╭──

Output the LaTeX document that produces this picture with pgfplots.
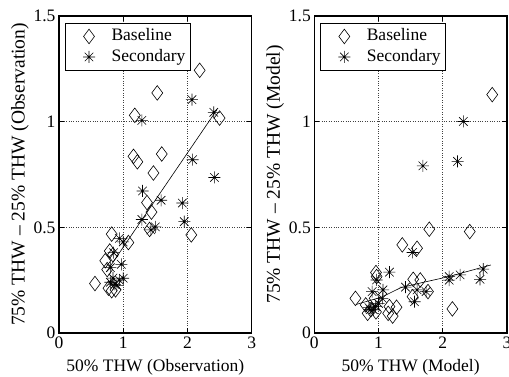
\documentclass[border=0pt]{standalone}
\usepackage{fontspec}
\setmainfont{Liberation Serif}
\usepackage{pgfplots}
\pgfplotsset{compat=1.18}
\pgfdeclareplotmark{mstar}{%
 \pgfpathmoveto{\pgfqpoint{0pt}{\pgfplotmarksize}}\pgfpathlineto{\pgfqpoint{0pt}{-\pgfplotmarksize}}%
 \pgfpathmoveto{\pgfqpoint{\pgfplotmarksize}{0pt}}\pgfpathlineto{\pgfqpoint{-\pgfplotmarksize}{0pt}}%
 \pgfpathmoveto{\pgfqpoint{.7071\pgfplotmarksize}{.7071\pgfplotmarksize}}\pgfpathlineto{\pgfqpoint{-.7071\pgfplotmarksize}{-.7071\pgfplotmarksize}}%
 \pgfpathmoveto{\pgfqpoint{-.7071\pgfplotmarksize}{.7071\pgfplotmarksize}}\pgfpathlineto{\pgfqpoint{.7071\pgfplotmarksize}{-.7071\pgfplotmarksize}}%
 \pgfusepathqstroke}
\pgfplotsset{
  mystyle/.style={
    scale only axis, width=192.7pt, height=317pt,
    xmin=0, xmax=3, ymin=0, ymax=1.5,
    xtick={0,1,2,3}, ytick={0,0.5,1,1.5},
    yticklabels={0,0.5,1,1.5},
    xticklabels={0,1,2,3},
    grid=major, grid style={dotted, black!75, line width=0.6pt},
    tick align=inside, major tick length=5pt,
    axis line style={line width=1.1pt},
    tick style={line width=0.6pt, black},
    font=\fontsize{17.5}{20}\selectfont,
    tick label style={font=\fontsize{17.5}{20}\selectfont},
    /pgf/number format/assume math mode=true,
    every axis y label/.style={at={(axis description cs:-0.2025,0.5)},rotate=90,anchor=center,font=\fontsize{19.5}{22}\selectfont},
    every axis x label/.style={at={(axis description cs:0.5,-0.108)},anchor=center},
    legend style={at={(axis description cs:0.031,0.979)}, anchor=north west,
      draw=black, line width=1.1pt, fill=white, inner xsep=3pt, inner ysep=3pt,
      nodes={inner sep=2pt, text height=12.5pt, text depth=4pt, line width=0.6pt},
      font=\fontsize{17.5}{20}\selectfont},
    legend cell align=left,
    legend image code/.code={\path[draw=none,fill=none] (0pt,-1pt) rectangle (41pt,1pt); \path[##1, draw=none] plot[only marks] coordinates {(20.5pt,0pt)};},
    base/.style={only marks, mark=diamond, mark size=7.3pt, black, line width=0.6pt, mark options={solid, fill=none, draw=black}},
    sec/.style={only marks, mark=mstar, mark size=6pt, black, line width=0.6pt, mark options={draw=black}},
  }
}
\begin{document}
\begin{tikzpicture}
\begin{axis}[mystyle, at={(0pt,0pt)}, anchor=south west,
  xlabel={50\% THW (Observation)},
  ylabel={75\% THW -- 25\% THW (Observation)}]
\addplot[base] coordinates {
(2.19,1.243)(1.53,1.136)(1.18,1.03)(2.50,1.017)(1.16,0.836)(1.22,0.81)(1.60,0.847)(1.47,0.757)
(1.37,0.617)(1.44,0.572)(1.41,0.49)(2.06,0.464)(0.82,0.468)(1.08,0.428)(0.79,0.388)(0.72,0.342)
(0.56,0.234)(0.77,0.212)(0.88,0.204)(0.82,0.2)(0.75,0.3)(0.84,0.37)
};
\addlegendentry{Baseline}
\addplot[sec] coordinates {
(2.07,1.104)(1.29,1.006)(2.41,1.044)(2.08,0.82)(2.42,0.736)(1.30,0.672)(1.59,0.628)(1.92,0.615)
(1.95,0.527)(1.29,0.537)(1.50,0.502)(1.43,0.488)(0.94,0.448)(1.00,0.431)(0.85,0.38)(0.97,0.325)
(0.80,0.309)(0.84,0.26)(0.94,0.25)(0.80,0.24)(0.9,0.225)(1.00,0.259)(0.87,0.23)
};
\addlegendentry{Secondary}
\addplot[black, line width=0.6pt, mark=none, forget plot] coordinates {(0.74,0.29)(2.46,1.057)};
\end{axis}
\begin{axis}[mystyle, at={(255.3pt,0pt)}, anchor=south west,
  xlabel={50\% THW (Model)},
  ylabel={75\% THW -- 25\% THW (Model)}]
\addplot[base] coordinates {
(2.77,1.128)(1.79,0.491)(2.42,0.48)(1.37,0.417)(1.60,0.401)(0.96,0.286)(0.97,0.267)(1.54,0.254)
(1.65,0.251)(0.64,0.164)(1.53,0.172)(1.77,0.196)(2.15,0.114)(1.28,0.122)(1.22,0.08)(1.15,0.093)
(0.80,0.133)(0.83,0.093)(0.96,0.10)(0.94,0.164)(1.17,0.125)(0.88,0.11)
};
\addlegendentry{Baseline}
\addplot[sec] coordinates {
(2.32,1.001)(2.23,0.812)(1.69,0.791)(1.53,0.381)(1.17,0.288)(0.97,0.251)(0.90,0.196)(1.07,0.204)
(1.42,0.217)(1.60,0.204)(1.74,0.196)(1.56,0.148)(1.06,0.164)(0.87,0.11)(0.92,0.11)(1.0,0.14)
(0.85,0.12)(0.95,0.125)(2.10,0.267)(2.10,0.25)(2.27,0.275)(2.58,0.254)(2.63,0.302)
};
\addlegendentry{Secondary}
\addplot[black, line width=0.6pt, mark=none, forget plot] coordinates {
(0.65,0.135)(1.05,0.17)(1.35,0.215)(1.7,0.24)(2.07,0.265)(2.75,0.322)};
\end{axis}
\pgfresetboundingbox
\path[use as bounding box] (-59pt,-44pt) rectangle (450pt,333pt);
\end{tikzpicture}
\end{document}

╰──

== What to produce ==
Return the full material word for word. Do not include the pictures.

== Response to this task ==
Output the LaTeX document that produces this picture with pgfplots.
\documentclass[border=0pt]{standalone}
\usepackage{fontspec}
\setmainfont{Liberation Serif}
\usepackage{pgfplots}
\pgfplotsset{compat=1.18}
\pgfdeclareplotmark{mstar}{%
 \pgfpathmoveto{\pgfqpoint{0pt}{\pgfplotmarksize}}\pgfpathlineto{\pgfqpoint{0pt}{-\pgfplotmarksize}}%
 \pgfpathmoveto{\pgfqpoint{\pgfplotmarksize}{0pt}}\pgfpathlineto{\pgfqpoint{-\pgfplotmarksize}{0pt}}%
 \pgfpathmoveto{\pgfqpoint{.7071\pgfplotmarksize}{.7071\pgfplotmarksize}}\pgfpathlineto{\pgfqpoint{-.7071\pgfplotmarksize}{-.7071\pgfplotmarksize}}%
 \pgfpathmoveto{\pgfqpoint{-.7071\pgfplotmarksize}{.7071\pgfplotmarksize}}\pgfpathlineto{\pgfqpoint{.7071\pgfplotmarksize}{-.7071\pgfplotmarksize}}%
 \pgfusepathqstroke}
\pgfplotsset{
  mystyle/.style={
    scale only axis, width=192.7pt, height=317pt,
    xmin=0, xmax=3, ymin=0, ymax=1.5,
    xtick={0,1,2,3}, ytick={0,0.5,1,1.5},
    yticklabels={0,0.5,1,1.5},
    xticklabels={0,1,2,3},
    grid=major, grid style={dotted, black!75, line width=0.6pt},
    tick align=inside, major tick length=5pt,
    axis line style={line width=1.1pt},
    tick style={line width=0.6pt, black},
    font=\fontsize{17.5}{20}\selectfont,
    tick label style={font=\fontsize{17.5}{20}\selectfont},
    /pgf/number format/assume math mode=true,
    every axis y label/.style={at={(axis description cs:-0.2025,0.5)},rotate=90,anchor=center,font=\fontsize{19.5}{22}\selectfont},
    every axis x label/.style={at={(axis description cs:0.5,-0.108)},anchor=center},
    legend style={at={(axis description cs:0.031,0.979)}, anchor=north west,
      draw=black, line width=1.1pt, fill=white, inner xsep=3pt, inner ysep=3pt,
      nodes={inner sep=2pt, text height=12.5pt, text depth=4pt, line width=0.6pt},
      font=\fontsize{17.5}{20}\selectfont},
    legend cell align=left,
    legend image code/.code={\path[draw=none,fill=none] (0pt,-1pt) rectangle (41pt,1pt); \path[##1, draw=none] plot[only marks] coordinates {(20.5pt,0pt)};},
    base/.style={only marks, mark=diamond, mark size=7.3pt, black, line width=0.6pt, mark options={solid, fill=none, draw=black}},
    sec/.style={only marks, mark=mstar, mark size=6pt, black, line width=0.6pt, mark options={draw=black}},
  }
}
\begin{document}
\begin{tikzpicture}
\begin{axis}[mystyle, at={(0pt,0pt)}, anchor=south west,
  xlabel={50\% THW (Observation)},
  ylabel={75\% THW -- 25\% THW (Observation)}]
\addplot[base] coordinates {
(2.19,1.243)(1.53,1.136)(1.18,1.03)(2.50,1.017)(1.16,0.836)(1.22,0.81)(1.60,0.847)(1.47,0.757)
(1.37,0.617)(1.44,0.572)(1.41,0.49)(2.06,0.464)(0.82,0.468)(1.08,0.428)(0.79,0.388)(0.72,0.342)
(0.56,0.234)(0.77,0.212)(0.88,0.204)(0.82,0.2)(0.75,0.3)(0.84,0.37)
};
\addlegendentry{Baseline}
\addplot[sec] coordinates {
(2.07,1.104)(1.29,1.006)(2.41,1.044)(2.08,0.82)(2.42,0.736)(1.30,0.672)(1.59,0.628)(1.92,0.615)
(1.95,0.527)(1.29,0.537)(1.50,0.502)(1.43,0.488)(0.94,0.448)(1.00,0.431)(0.85,0.38)(0.97,0.325)
(0.80,0.309)(0.84,0.26)(0.94,0.25)(0.80,0.24)(0.9,0.225)(1.00,0.259)(0.87,0.23)
};
\addlegendentry{Secondary}
\addplot[black, line width=0.6pt, mark=none, forget plot] coordinates {(0.74,0.29)(2.46,1.057)};
\end{axis}
\begin{axis}[mystyle, at={(255.3pt,0pt)}, anchor=south west,
  xlabel={50\% THW (Model)},
  ylabel={75\% THW -- 25\% THW (Model)}]
\addplot[base] coordinates {
(2.77,1.128)(1.79,0.491)(2.42,0.48)(1.37,0.417)(1.60,0.401)(0.96,0.286)(0.97,0.267)(1.54,0.254)
(1.65,0.251)(0.64,0.164)(1.53,0.172)(1.77,0.196)(2.15,0.114)(1.28,0.122)(1.22,0.08)(1.15,0.093)
(0.80,0.133)(0.83,0.093)(0.96,0.10)(0.94,0.164)(1.17,0.125)(0.88,0.11)
};
\addlegendentry{Baseline}
\addplot[sec] coordinates {
(2.32,1.001)(2.23,0.812)(1.69,0.791)(1.53,0.381)(1.17,0.288)(0.97,0.251)(0.90,0.196)(1.07,0.204)
(1.42,0.217)(1.60,0.204)(1.74,0.196)(1.56,0.148)(1.06,0.164)(0.87,0.11)(0.92,0.11)(1.0,0.14)
(0.85,0.12)(0.95,0.125)(2.10,0.267)(2.10,0.25)(2.27,0.275)(2.58,0.254)(2.63,0.302)
};
\addlegendentry{Secondary}
\addplot[black, line width=0.6pt, mark=none, forget plot] coordinates {
(0.65,0.135)(1.05,0.17)(1.35,0.215)(1.7,0.24)(2.07,0.265)(2.75,0.322)};
\end{axis}
\pgfresetboundingbox
\path[use as bounding box] (-59pt,-44pt) rectangle (450pt,333pt);
\end{tikzpicture}
\end{document}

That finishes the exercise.